Repeat all the records exactly, omitting pictures.

§ Extracted entries:
_____

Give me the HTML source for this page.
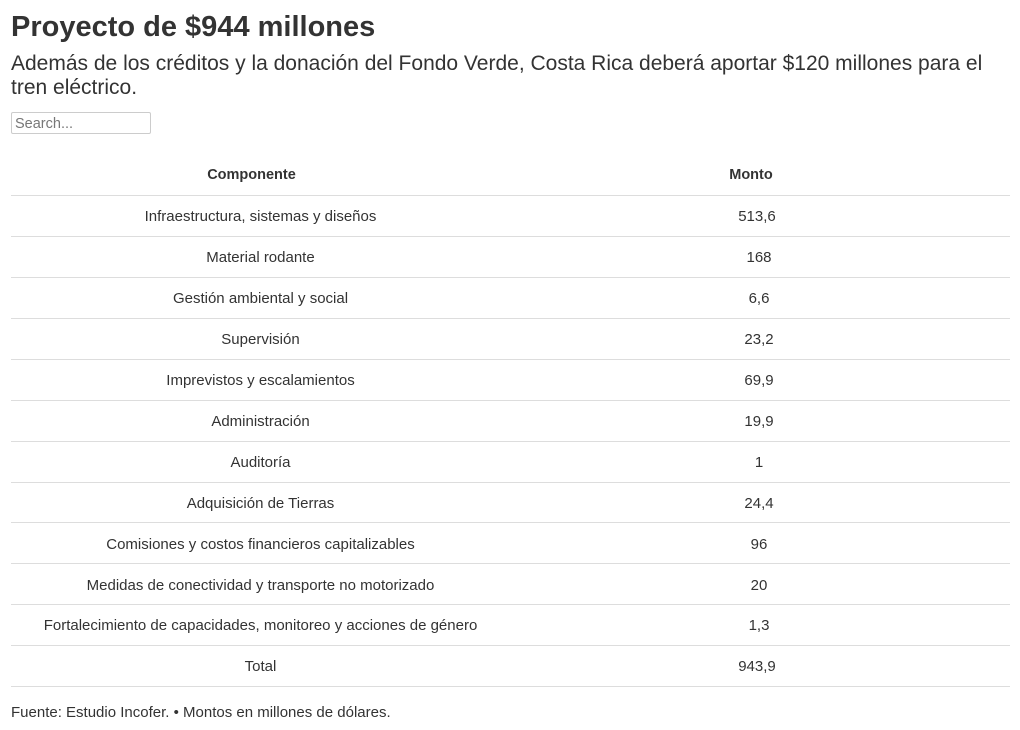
<!DOCTYPE html>
<html><head><meta charset="utf-8">
<style>
body{margin:0;width:1020px;height:730px;background:#fff;font-family:"Liberation Sans",sans-serif;color:#333;position:relative;overflow:hidden}
.a{position:absolute;white-space:nowrap}
h1{position:absolute;left:11px;top:11px;margin:0;font-size:29px;font-weight:bold;color:#333;white-space:nowrap}
.sub{left:11px;top:52px;font-size:21px;line-height:24px;color:#333}
.search{left:11px;top:112px;height:22px;border:1px solid #ccc;border-radius:2px;font-size:14.5px;color:#777;line-height:22px;padding-left:3px;box-sizing:border-box;width:140px}
.c1{left:11px;width:499px;text-align:center;font-size:15px;margin-top:1px}
.c2{left:510px;width:500px;text-align:center;font-size:15px;margin-top:1px}
.hl{left:11px;width:999px;height:1px;background:#ddd}
.h{font-weight:bold;color:#333;font-size:14.5px;margin-top:2px}
.foot{left:11px;top:704px;font-size:15px;color:#333}
</style></head><body>
<h1>Proyecto de $944 millones</h1>
<div class="a sub">Además de los créditos y la donación del Fondo Verde, Costa Rica deberá aportar $120 millones para el<br>tren eléctrico.</div>
<div class="a search">Search...</div>
<div class="a c1 h" style="top:165px;left:2px">Componente</div>
<div class="a c2 h" style="top:165px;left:501px">Monto</div>
<div class="a hl" style="top:195px"></div>

<div class="a c1" style="top:207px">Infraestructura, sistemas y diseños</div><div class="a c2" style="top:207px;left:507px">513,6</div><div class="a hl" style="top:236px"></div>
<div class="a c1" style="top:248px">Material rodante</div><div class="a c2" style="top:248px;left:509px">168</div><div class="a hl" style="top:277px"></div>
<div class="a c1" style="top:289px">Gestión ambiental y social</div><div class="a c2" style="top:289px;left:509px">6,6</div><div class="a hl" style="top:318px"></div>
<div class="a c1" style="top:330px">Supervisión</div><div class="a c2" style="top:330px;left:509px">23,2</div><div class="a hl" style="top:359px"></div>
<div class="a c1" style="top:371px">Imprevistos y escalamientos</div><div class="a c2" style="top:371px;left:509px">69,9</div><div class="a hl" style="top:400px"></div>
<div class="a c1" style="top:412px">Administración</div><div class="a c2" style="top:412px;left:509px">19,9</div><div class="a hl" style="top:441px"></div>
<div class="a c1" style="top:453px">Auditoría</div><div class="a c2" style="top:453px;left:509px">1</div><div class="a hl" style="top:482px"></div>
<div class="a c1" style="top:494px">Adquisición de Tierras</div><div class="a c2" style="top:494px;left:509px">24,4</div><div class="a hl" style="top:522px"></div>
<div class="a c1" style="top:535px">Comisiones y costos financieros capitalizables</div><div class="a c2" style="top:535px;left:509px">96</div><div class="a hl" style="top:563px"></div>
<div class="a c1" style="top:576px">Medidas de conectividad y transporte no motorizado</div><div class="a c2" style="top:576px;left:509px">20</div><div class="a hl" style="top:604px"></div>
<div class="a c1" style="top:616px">Fortalecimiento de capacidades, monitoreo y acciones de género</div><div class="a c2" style="top:616px;left:509px">1,3</div><div class="a hl" style="top:645px"></div>
<div class="a c1" style="top:657px">Total</div><div class="a c2" style="top:657px;left:507px">943,9</div><div class="a hl" style="top:686px"></div>

<div class="a foot">Fuente: Estudio Incofer. • Montos en millones de dólares.</div>
</body></html>
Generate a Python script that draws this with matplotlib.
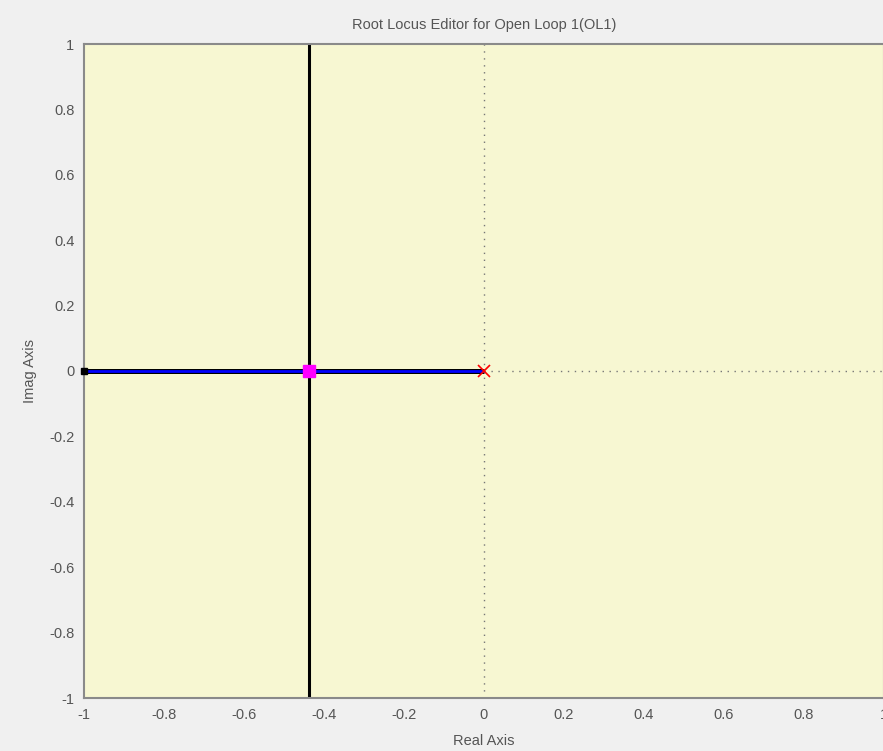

_____

§ Exercise output:
Give me the HTML source for this page.
<!DOCTYPE html>
<html><head><meta charset="utf-8">
<style>
body{margin:0;width:1020px;height:730px;background:#fff;font-family:"Liberation Sans",sans-serif;color:#333;position:relative;overflow:hidden}
.a{position:absolute;white-space:nowrap}
h1{position:absolute;left:11px;top:11px;margin:0;font-size:29px;font-weight:bold;color:#333;white-space:nowrap}
.sub{left:11px;top:52px;font-size:21px;line-height:24px;color:#333}
.search{left:11px;top:112px;height:22px;border:1px solid #ccc;border-radius:2px;font-size:14.5px;color:#777;line-height:22px;padding-left:3px;box-sizing:border-box;width:140px}
.c1{left:11px;width:499px;text-align:center;font-size:15px;margin-top:1px}
.c2{left:510px;width:500px;text-align:center;font-size:15px;margin-top:1px}
.hl{left:11px;width:999px;height:1px;background:#ddd}
.h{font-weight:bold;color:#333;font-size:14.5px;margin-top:2px}
.foot{left:11px;top:704px;font-size:15px;color:#333}
</style></head><body>
<h1>Proyecto de $944 millones</h1>
<div class="a sub">Además de los créditos y la donación del Fondo Verde, Costa Rica deberá aportar $120 millones para el<br>tren eléctrico.</div>
<div class="a search">Search...</div>
<div class="a c1 h" style="top:165px;left:2px">Componente</div>
<div class="a c2 h" style="top:165px;left:501px">Monto</div>
<div class="a hl" style="top:195px"></div>

<div class="a c1" style="top:207px">Infraestructura, sistemas y diseños</div><div class="a c2" style="top:207px;left:507px">513,6</div><div class="a hl" style="top:236px"></div>
<div class="a c1" style="top:248px">Material rodante</div><div class="a c2" style="top:248px;left:509px">168</div><div class="a hl" style="top:277px"></div>
<div class="a c1" style="top:289px">Gestión ambiental y social</div><div class="a c2" style="top:289px;left:509px">6,6</div><div class="a hl" style="top:318px"></div>
<div class="a c1" style="top:330px">Supervisión</div><div class="a c2" style="top:330px;left:509px">23,2</div><div class="a hl" style="top:359px"></div>
<div class="a c1" style="top:371px">Imprevistos y escalamientos</div><div class="a c2" style="top:371px;left:509px">69,9</div><div class="a hl" style="top:400px"></div>
<div class="a c1" style="top:412px">Administración</div><div class="a c2" style="top:412px;left:509px">19,9</div><div class="a hl" style="top:441px"></div>
<div class="a c1" style="top:453px">Auditoría</div><div class="a c2" style="top:453px;left:509px">1</div><div class="a hl" style="top:482px"></div>
<div class="a c1" style="top:494px">Adquisición de Tierras</div><div class="a c2" style="top:494px;left:509px">24,4</div><div class="a hl" style="top:522px"></div>
<div class="a c1" style="top:535px">Comisiones y costos financieros capitalizables</div><div class="a c2" style="top:535px;left:509px">96</div><div class="a hl" style="top:563px"></div>
<div class="a c1" style="top:576px">Medidas de conectividad y transporte no motorizado</div><div class="a c2" style="top:576px;left:509px">20</div><div class="a hl" style="top:604px"></div>
<div class="a c1" style="top:616px">Fortalecimiento de capacidades, monitoreo y acciones de género</div><div class="a c2" style="top:616px;left:509px">1,3</div><div class="a hl" style="top:645px"></div>
<div class="a c1" style="top:657px">Total</div><div class="a c2" style="top:657px;left:507px">943,9</div><div class="a hl" style="top:686px"></div>

<div class="a foot">Fuente: Estudio Incofer. • Montos en millones de dólares.</div>
</body></html>
Generate a Python script that draws this with matplotlib.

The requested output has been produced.